Stated goal — Retype nothing except the lines below from the one with "What Altair code" through the one with "import pandas as pd", exactly, with images left out.

Dataset records —
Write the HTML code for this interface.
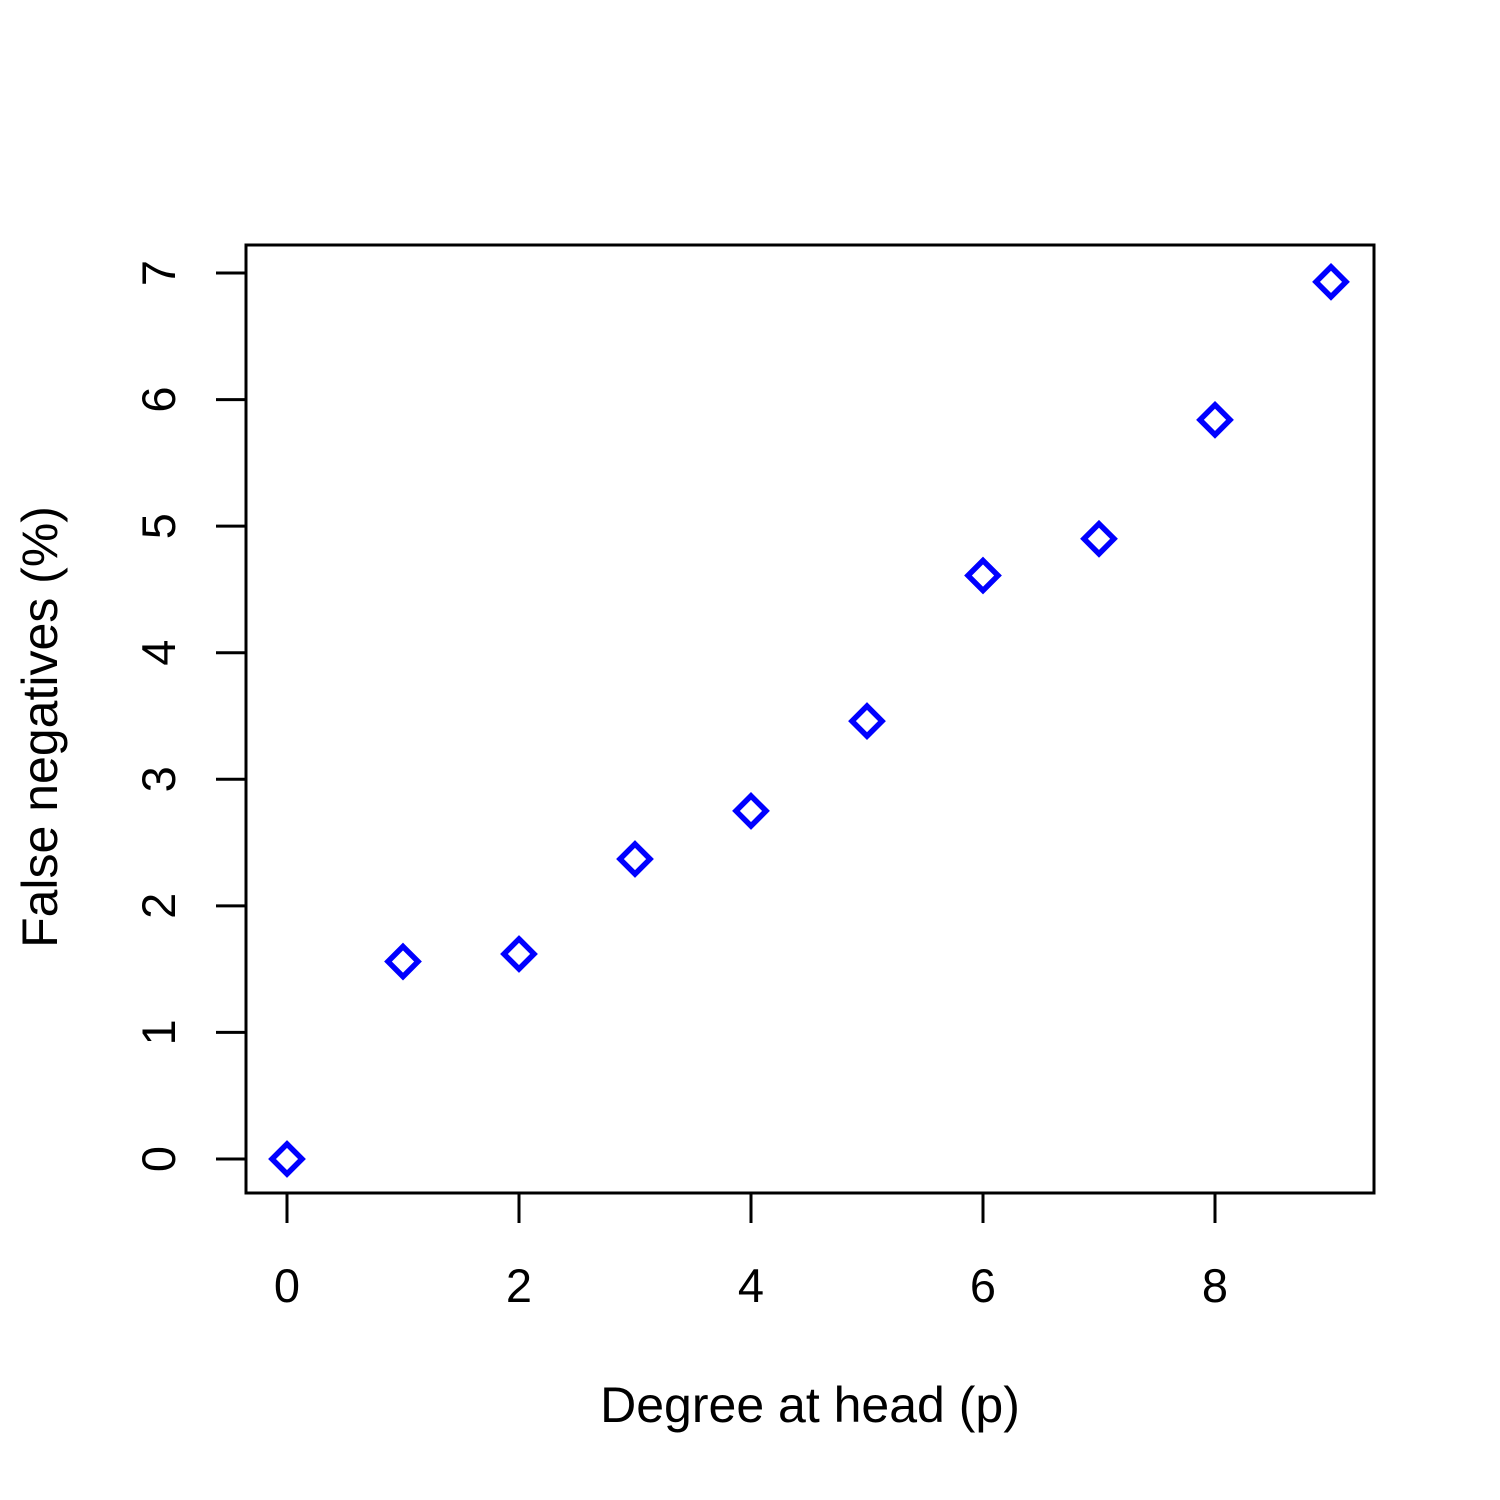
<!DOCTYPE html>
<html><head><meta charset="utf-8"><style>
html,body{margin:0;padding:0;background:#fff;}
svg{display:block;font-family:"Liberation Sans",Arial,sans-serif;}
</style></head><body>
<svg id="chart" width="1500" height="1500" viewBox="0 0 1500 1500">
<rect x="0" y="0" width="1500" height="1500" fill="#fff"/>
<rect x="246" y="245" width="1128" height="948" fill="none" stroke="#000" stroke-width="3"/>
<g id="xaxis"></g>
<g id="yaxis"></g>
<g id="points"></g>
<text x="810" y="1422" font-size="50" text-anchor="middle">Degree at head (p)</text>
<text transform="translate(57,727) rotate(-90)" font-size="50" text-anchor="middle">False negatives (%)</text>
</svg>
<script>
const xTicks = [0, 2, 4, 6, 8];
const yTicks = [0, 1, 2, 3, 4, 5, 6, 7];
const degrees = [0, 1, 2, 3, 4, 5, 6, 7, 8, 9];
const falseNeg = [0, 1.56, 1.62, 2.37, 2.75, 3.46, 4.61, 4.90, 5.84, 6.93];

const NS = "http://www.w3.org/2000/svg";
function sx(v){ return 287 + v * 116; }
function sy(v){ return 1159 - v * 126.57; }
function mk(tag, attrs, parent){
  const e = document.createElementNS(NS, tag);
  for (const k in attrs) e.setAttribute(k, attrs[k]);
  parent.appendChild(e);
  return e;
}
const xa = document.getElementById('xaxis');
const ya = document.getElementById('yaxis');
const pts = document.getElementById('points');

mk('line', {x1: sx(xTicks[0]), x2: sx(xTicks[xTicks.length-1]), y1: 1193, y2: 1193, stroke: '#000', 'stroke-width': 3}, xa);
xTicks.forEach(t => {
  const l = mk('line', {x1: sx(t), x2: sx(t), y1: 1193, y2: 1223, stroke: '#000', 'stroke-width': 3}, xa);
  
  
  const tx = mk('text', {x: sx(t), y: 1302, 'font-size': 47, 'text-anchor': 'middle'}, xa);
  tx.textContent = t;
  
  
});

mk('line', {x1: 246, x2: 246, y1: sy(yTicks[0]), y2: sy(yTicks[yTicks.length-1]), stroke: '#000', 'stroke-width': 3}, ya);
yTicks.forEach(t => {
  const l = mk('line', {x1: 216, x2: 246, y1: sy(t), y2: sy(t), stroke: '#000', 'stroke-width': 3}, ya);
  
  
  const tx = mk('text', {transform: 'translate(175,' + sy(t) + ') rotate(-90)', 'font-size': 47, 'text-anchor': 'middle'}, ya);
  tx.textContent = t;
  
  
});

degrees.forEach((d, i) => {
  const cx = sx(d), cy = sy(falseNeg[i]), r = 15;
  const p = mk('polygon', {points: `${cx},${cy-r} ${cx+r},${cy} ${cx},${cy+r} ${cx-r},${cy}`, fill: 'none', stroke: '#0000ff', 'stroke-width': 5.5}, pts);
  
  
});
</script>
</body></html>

==

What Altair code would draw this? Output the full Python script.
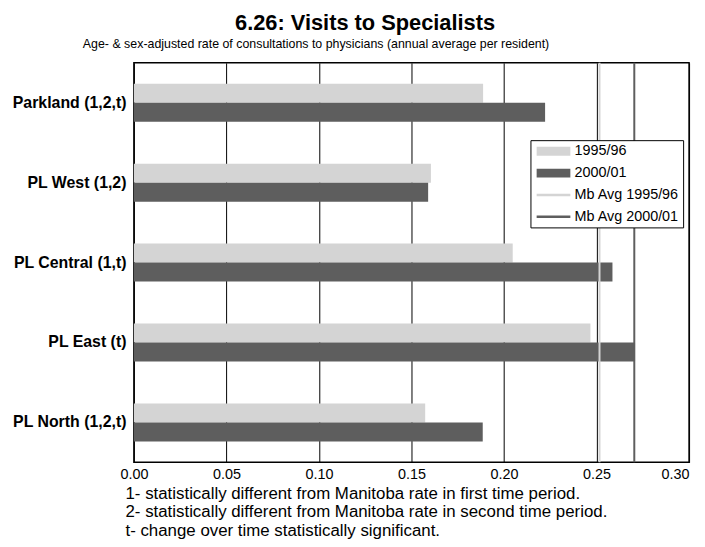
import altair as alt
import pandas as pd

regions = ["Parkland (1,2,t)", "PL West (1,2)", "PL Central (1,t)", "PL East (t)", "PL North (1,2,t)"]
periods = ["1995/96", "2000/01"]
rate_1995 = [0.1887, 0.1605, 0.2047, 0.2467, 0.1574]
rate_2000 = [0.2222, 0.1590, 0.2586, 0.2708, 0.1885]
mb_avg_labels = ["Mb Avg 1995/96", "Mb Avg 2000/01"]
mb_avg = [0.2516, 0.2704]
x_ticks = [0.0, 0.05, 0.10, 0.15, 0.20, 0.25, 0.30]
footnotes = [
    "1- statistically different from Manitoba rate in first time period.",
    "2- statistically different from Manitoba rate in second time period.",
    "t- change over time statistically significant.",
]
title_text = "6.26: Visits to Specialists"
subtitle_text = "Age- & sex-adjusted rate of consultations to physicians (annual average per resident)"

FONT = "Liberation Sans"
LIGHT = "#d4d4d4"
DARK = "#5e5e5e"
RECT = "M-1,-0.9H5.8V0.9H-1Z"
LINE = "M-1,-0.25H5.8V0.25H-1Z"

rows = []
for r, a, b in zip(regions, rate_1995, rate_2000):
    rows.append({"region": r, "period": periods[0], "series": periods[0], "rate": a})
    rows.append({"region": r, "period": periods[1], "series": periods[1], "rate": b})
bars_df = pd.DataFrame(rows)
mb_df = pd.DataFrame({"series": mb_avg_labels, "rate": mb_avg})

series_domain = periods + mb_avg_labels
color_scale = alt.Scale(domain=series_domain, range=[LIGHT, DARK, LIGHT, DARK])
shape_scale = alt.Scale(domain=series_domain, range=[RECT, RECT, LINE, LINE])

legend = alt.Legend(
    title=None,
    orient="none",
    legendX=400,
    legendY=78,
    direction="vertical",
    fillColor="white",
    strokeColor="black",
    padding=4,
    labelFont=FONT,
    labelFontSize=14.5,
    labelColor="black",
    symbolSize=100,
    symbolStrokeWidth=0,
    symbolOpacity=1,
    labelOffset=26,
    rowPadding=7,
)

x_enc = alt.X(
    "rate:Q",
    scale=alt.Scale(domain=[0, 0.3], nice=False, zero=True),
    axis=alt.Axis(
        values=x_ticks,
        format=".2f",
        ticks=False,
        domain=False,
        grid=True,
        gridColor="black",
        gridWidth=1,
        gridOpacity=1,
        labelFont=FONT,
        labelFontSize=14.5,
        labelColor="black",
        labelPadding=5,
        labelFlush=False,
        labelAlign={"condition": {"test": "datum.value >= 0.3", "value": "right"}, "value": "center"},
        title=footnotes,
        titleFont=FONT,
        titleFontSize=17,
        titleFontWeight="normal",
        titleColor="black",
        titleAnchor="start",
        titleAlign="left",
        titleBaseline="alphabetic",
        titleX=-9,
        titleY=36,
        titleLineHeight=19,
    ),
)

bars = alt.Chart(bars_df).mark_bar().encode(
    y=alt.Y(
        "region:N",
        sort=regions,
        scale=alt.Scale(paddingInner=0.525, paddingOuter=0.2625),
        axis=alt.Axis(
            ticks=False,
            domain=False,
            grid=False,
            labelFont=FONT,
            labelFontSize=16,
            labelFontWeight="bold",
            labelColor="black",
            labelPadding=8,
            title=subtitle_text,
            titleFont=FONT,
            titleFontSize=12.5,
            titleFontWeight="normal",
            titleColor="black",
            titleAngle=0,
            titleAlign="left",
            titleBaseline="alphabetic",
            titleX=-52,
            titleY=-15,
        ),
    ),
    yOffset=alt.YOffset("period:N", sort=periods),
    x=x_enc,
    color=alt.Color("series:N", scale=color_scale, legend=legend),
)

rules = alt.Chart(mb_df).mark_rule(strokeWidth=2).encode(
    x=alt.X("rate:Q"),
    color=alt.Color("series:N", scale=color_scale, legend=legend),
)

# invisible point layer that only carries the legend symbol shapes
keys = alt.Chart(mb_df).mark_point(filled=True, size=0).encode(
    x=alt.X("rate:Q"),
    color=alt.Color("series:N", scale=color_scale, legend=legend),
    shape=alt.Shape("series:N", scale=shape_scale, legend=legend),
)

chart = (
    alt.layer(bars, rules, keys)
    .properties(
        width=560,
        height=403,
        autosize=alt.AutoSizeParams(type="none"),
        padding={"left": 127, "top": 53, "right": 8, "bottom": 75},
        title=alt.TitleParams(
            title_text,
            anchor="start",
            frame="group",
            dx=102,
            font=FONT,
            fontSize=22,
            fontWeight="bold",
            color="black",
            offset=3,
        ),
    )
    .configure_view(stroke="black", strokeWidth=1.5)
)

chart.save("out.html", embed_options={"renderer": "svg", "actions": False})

Written solution —
What Altair code would draw this? Output the full Python script.
import altair as alt
import pandas as pd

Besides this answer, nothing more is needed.